Work to complete: Extract the opening line of the entries and every line after it, stopping at and including the line that contains "0.38, 0.19, 0.1, 0.06, 0.04, 0.03, 0.02, 0.02, 0.02, 0.02];". Do not include pictures.

Dataset extract:
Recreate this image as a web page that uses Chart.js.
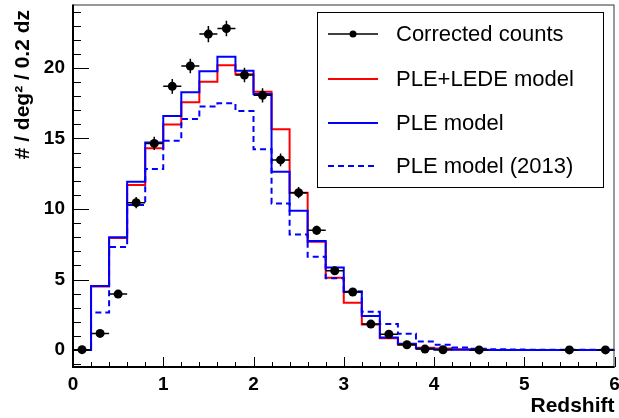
<!DOCTYPE html>
<html>
<head>
<meta charset="utf-8">
<script src="https://cdn.jsdelivr.net/npm/chart.js@4.4.1/dist/chart.umd.min.js"></script>
<style>
html, body { margin: 0; padding: 0; background: #fff; }
#wrap { width: 619px; height: 418px; }
</style>
</head>
<body>
<div id="wrap"><canvas id="zchart" width="619" height="418"></canvas></div>
<script>
// histogram bins, 0.2 wide, left edges
const binEdges = [0.0, 0.2, 0.4, 0.6, 0.8, 1.0, 1.2, 1.4, 1.6, 1.8,
                  2.0, 2.2, 2.4, 2.6, 2.8, 3.0, 3.2, 3.4, 3.6, 3.8,
                  4.0, 4.2, 4.4, 4.6, 4.8, 5.0, 5.2, 5.4, 5.6, 5.8];
const xEnd = 6.0;

const pleLede = [0, 4.5, 7.95, 11.7, 14.3, 16.0, 17.57, 19.03, 20.19, 19.55,
                 18.32, 15.65, 11.15, 7.68, 5.12, 3.35, 1.82, 0.83, 0.38, 0.17,
                 0.12, 0.05, 0.02, 0.01, 0.01, 0.01, 0.01, 0, 0, 0];
const ple = [0, 4.55, 7.99, 11.94, 14.72, 16.6, 18.27, 19.76, 20.8, 19.8,
             18.15, 12.65, 9.88, 7.73, 5.86, 4.13, 2.41, 0.9, 0.45, 0.12,
             0.04, 0.02, 0.01, 0.01, 0, 0, 0, 0, 0, 0];
const ple2013 = [0, 2.67, 7.3, 10.28, 12.84, 14.84, 16.38, 17.26, 17.5, 16.95,
                 14.23, 10.4, 8.2, 6.62, 5.1, 4.15, 2.72, 1.84, 1.16, 0.6,
                 0.38, 0.19, 0.1, 0.06, 0.04, 0.03, 0.02, 0.02, 0.02, 0.02];

// corrected counts with errors
const countsX = [0.1, 0.3, 0.5, 0.7, 0.9, 1.1, 1.3, 1.5, 1.7, 1.9, 2.1, 2.3,
                 2.5, 2.7, 2.9, 3.1, 3.3, 3.5, 3.7, 3.9, 4.1, 4.5, 5.5, 5.9];
const countsY = [0.03, 1.18, 3.97, 10.45, 14.65, 18.7, 20.14, 22.4, 22.8, 19.5, 18.06, 13.48,
                 11.16, 8.49, 5.62, 4.12, 1.84, 1.13, 0.38, 0.07, 0.02, 0.01, 0.01, 0.01];
const countsErr = [0.03, 0.15, 0.25, 0.4, 0.47, 0.52, 0.52, 0.57, 0.55, 0.52, 0.5, 0.45,
                   0.4, 0.33, 0.27, 0.22, 0.13, 0.1, 0.06, 0.03, 0.02, 0.01, 0.01, 0.01];
const countsXErr = 0.1;

const xTicks = [0, 1, 2, 3, 4, 5, 6];
const yTicks = [0, 5, 10, 15, 20];

const labelFont = 'Liberation Sans, Arial, Helvetica, sans-serif';

function histPoints(vals) {
  const pts = binEdges.map((e, i) => ({x: e, y: vals[i]}));
  pts.push({x: xEnd, y: vals[vals.length - 1]});
  return pts;
}

function histSet(label, vals, color, dash) {
  return {
    label: label,
    data: histPoints(vals),
    borderColor: color,
    borderWidth: 2,
    borderDash: dash || [],
    stepped: 'before',   // horizontal over the bin, then jump
    pointRadius: 0,
    fill: false
  };
}

// ROOT-like frame, ticks, titles, legend, error bars
const rootStyle = {
  id: 'rootStyle',
  beforeDatasetDraw(chart, args) {
    if (args.index !== 0) return;
    const {ctx, scales: {x, y}} = chart;
    ctx.save();
    ctx.strokeStyle = '#000';
    ctx.lineWidth = 1.5;
    countsX.forEach((cx, i) => {
      const px = x.getPixelForValue(cx);
      const py = y.getPixelForValue(countsY[i]);
      ctx.beginPath();
      ctx.moveTo(x.getPixelForValue(cx - countsXErr), py);
      ctx.lineTo(x.getPixelForValue(cx + countsXErr), py);
      ctx.moveTo(px, y.getPixelForValue(countsY[i] - countsErr[i]));
      ctx.lineTo(px, y.getPixelForValue(countsY[i] + countsErr[i]));
      ctx.stroke();
    });
    ctx.restore();
  },
  afterDraw(chart) {
    const {ctx, chartArea: a, scales: {x, y}} = chart;
    ctx.save();
    // frame
    ctx.strokeStyle = '#333';
    ctx.lineWidth = 1;
    ctx.strokeRect(a.left + 0.5, a.top + 0.5, a.right - a.left - 1, a.bottom - a.top);
    // axes
    ctx.strokeStyle = '#000';
    ctx.lineWidth = 2;
    ctx.beginPath();
    ctx.moveTo(a.left, a.top);
    ctx.lineTo(a.left, a.bottom);
    ctx.lineTo(a.right, a.bottom);
    ctx.stroke();
    // ticks
    ctx.lineWidth = 1;
    ctx.beginPath();
    for (let i = 0; i <= 30; i++) {
      const px = Math.round(x.getPixelForValue(i / 5)) + 0.5;
      const len = i % 5 === 0 ? 10 : 5;
      ctx.moveTo(px, a.bottom);
      ctx.lineTo(px, a.bottom - len);
    }
    for (let v = -1; v <= 24; v++) {
      const py = Math.round(y.getPixelForValue(v)) + 0.5;
      const len = v % 5 === 0 ? 16 : 8;
      ctx.moveTo(a.left, py);
      ctx.lineTo(a.left + len, py);
    }
    ctx.stroke();
    // axis titles
    ctx.fillStyle = '#000';
    ctx.font = 'bold 21px ' + labelFont;
    ctx.textAlign = 'right';
    ctx.textBaseline = 'alphabetic';
    ctx.fillText('Redshift', a.right, 411.5);
    ctx.save();
    ctx.translate(29, 10);
    ctx.rotate(-Math.PI / 2);
    ctx.fillText('# / deg\u00B2 / 0.2 dz', 0, 0);
    ctx.restore();
    // legend
    const box = {l: 317.5, t: 12.5, w: 286, h: 175};
    ctx.fillStyle = '#fff';
    ctx.fillRect(box.l, box.t, box.w, box.h);
    ctx.strokeStyle = '#000';
    ctx.lineWidth = 1;
    ctx.strokeRect(box.l, box.t, box.w, box.h);
    const order = ['Corrected counts', 'PLE+LEDE model', 'PLE model', 'PLE model (2013)'];
    const rows = [34, 79, 123, 166];
    ctx.font = '22px ' + labelFont;
    ctx.textAlign = 'left';
    ctx.textBaseline = 'middle';
    order.forEach((lab, i) => {
      const ds = chart.data.datasets.find(d => d.label === lab);
      const ry = rows[i];
      ctx.strokeStyle = ds.borderColor;
      ctx.lineWidth = ds.borderWidth;
      ctx.setLineDash(ds.borderDash || []);
      ctx.beginPath();
      ctx.moveTo(328, ry);
      ctx.lineTo(378, ry);
      ctx.stroke();
      ctx.setLineDash([]);
      if (ds.showLine === false) {
        ctx.fillStyle = '#000';
        ctx.beginPath();
        ctx.arc(353, ry, 3.5, 0, Math.PI * 2);
        ctx.fill();
      }
      ctx.fillStyle = '#000';
      ctx.fillText(lab, 396, ry + 1);
    });
    ctx.restore();
  }
};

const ctx = document.getElementById('zchart').getContext('2d');
const zchart = new Chart(ctx, {
  type: 'line',
  data: {
    datasets: [
      {
        label: 'Corrected counts',
        data: countsX.map((v, i) => ({x: v, y: countsY[i]})),
        showLine: false,
        borderColor: '#000',
        borderWidth: 1.5,
        pointRadius: 4.5,
        pointBackgroundColor: '#000',
        pointBorderWidth: 0
      },
      histSet('PLE model (2013)', ple2013, '#0000ff', [6, 4]),
      histSet('PLE model', ple, '#0000ff'),
      histSet('PLE+LEDE model', pleLede, '#ff0000')
    ]
  },
  options: {
    responsive: false,
    animation: false,
    events: [],
    layout: { padding: { top: 3, right: 3, left: 0, bottom: 0 } },
    plugins: {
      legend: { display: false },
      tooltip: { enabled: false }
    },
    scales: {
      x: {
        type: 'linear',
        min: 0,
        max: 6,
        grid: { display: false, drawTicks: false },
        border: { display: false },
        ticks: {
          font: { family: labelFont, size: 19, weight: 'bold' },
          color: '#000',
          padding: 6,
          maxRotation: 0,
          autoSkip: false,
          includeBounds: false
        },
        afterBuildTicks: s => { s.ticks = xTicks.map(v => ({value: v})); },
        afterFit: s => { s.height = 51; s.paddingLeft = 0; s.paddingRight = 0; }
      },
      y: {
        type: 'linear',
        min: -1.2,
        max: 24.5,
        grid: { display: false, drawTicks: false },
        border: { display: false },
        ticks: {
          font: { family: labelFont, size: 19, weight: 'bold' },
          color: '#000',
          padding: 8,
          includeBounds: false
        },
        afterBuildTicks: s => { s.ticks = yTicks.map(v => ({value: v})); },
        afterFit: s => { s.width = 73; s.paddingTop = 0; s.paddingBottom = 0; }
      }
    }
  },
  plugins: [rootStyle]
});
</script>
</body>
</html>
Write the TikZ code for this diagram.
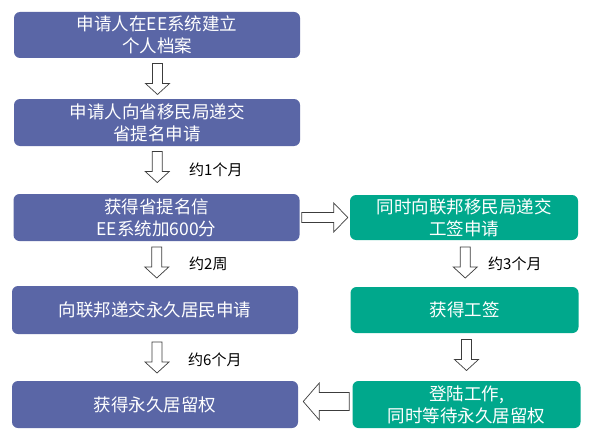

Response for this exercise:
Recreate this image as a web page that uses Chart.js.
<!DOCTYPE html>
<html>
<head>
<meta charset="utf-8">
<script src="https://cdn.jsdelivr.net/npm/chart.js@4.4.1/dist/chart.umd.min.js"></script>
<style>
html, body { margin: 0; padding: 0; background: #fff; }
#wrap { width: 619px; height: 418px; }
</style>
</head>
<body>
<div id="wrap"><canvas id="zchart" width="619" height="418"></canvas></div>
<script>
// histogram bins, 0.2 wide, left edges
const binEdges = [0.0, 0.2, 0.4, 0.6, 0.8, 1.0, 1.2, 1.4, 1.6, 1.8,
                  2.0, 2.2, 2.4, 2.6, 2.8, 3.0, 3.2, 3.4, 3.6, 3.8,
                  4.0, 4.2, 4.4, 4.6, 4.8, 5.0, 5.2, 5.4, 5.6, 5.8];
const xEnd = 6.0;

const pleLede = [0, 4.5, 7.95, 11.7, 14.3, 16.0, 17.57, 19.03, 20.19, 19.55,
                 18.32, 15.65, 11.15, 7.68, 5.12, 3.35, 1.82, 0.83, 0.38, 0.17,
                 0.12, 0.05, 0.02, 0.01, 0.01, 0.01, 0.01, 0, 0, 0];
const ple = [0, 4.55, 7.99, 11.94, 14.72, 16.6, 18.27, 19.76, 20.8, 19.8,
             18.15, 12.65, 9.88, 7.73, 5.86, 4.13, 2.41, 0.9, 0.45, 0.12,
             0.04, 0.02, 0.01, 0.01, 0, 0, 0, 0, 0, 0];
const ple2013 = [0, 2.67, 7.3, 10.28, 12.84, 14.84, 16.38, 17.26, 17.5, 16.95,
                 14.23, 10.4, 8.2, 6.62, 5.1, 4.15, 2.72, 1.84, 1.16, 0.6,
                 0.38, 0.19, 0.1, 0.06, 0.04, 0.03, 0.02, 0.02, 0.02, 0.02];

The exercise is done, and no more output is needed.